Leithner ist bodenständig geblieben
Chefdoktor Leithner hat sich anders als mancher Superstar der Szene immer eine gewisse Bodenständigkeit bewahrt. Das liegt auch an seiner Herkunft. Aufgewachsen ist der leidenschaftliche Skifahrer im 500-Seelen-Ort Pertisau in Tirol, wo die Familie eine Skischule, ein Hotel und einen Golfplatz besitzt. Wobei der Bezug zur Großindustrie von Anfang an da war. Seine Mutter stammt aus einer großen deutschen Industriellenfamilie. Zum Wirtschaftsstudium zog es Leithner aus der dörflichen Umgebung an die Schweizer Eliteuni Sankt Gallen. "Er war zu Recht selbstbewusst, aber kein Angeber", erinnert sich ein Kommilitone.
Seine Doktorarbeit ist so herausragend, dass er mit ihr 1993 einen Preis gewinnt, den es sonst nur für Habilitationen gibt. Den Inhalt, die "empirische Umsetzung eines arbitragefreien Zinsstrukturmodells, insbesondere für einen Rentenmarkt außerhalb der USA" bezeichnet sein Doktorvater Heinz Zimmermann heute noch als "sehr fortschrittlich und eine echte Herausforderung". Zimmermann beschreibt Leithner als "absolut loyalen und menschlich beeindruckenden Mitarbeiter, der auch die Wissenschaft bereichert hätte".
Jains Achillesferse
Wichtiger noch als der Inhalt seiner Dissertation wird für Leithner ihr Ideengeber: Das Werk entsteht aus einer Diskussion von Studenten mit Josef Ackermann, der damals gerade erst in den Vorstand des Credit-Suisse-Vorläufers SKA aufgestiegen ist. Ackermann holt Leithner und mehrere seiner Kollegen dann 1999 von McKinsey zur Deutschen Bank, um das Geschäft mit Fusionen und Übernahmen in Deutschland zu beleben. Das ist damals eine Domäne von US-Banken wie Goldman Sachs und Morgan Stanley. Zu Leithners Förderern gehört neben Ackermann auch Michael Cohrs, der bis 2010 das weltweite Geschäft mit Großunternehmen leitet.

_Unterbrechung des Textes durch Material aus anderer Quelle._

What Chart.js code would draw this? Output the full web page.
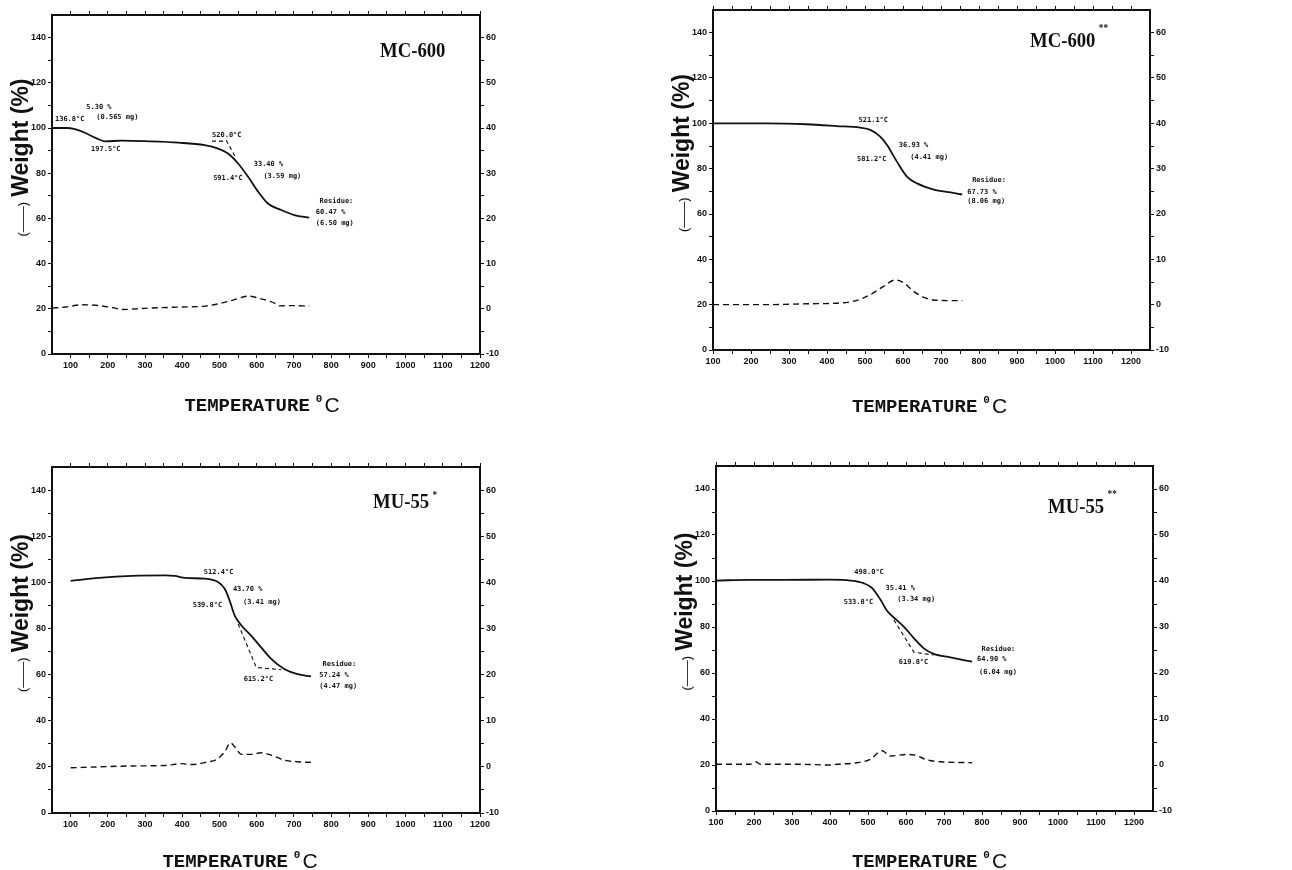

Ackermann und Cohrs sind mittlerweile Geschichte. Beide gingen nicht als Freunde des aktuellen Co-Chefs Anshu Jain. Insider erzählen denn auch, dass der mitunter professoral-bedächtig wirkende Leithner nicht unbedingt Jains Ideal eines Investmentbankers entspricht. Manche halten ihn gar für "Anshus Blitzableiter". Die gerichtlichen Auseinandersetzungen sind Jains Achillesferse. Weitere Enthüllungen könnten ihm gefährlich werden.
Für Leithner kein Grund, nervös zu werden. Er arbeitet den Berg unbeeindruckt und präzise ab. Das hat er schon immer so gemacht, berichtet ein früherer McKinsey-Kollege. Wegen eines Wirbelsturms war das Büro der Beratung in New York verwaist, nur eine Handvoll Berater aus Deutschland harrte noch aus. Warum sie noch da wären, fragte der letzte Amerikaner im Gehen. "Wenn ich in Tirol bei jedem Schneetreiben zu Hause geblieben wäre", antwortete Leithner, "hätte ich nicht mal einen Schulabschluss geschafft."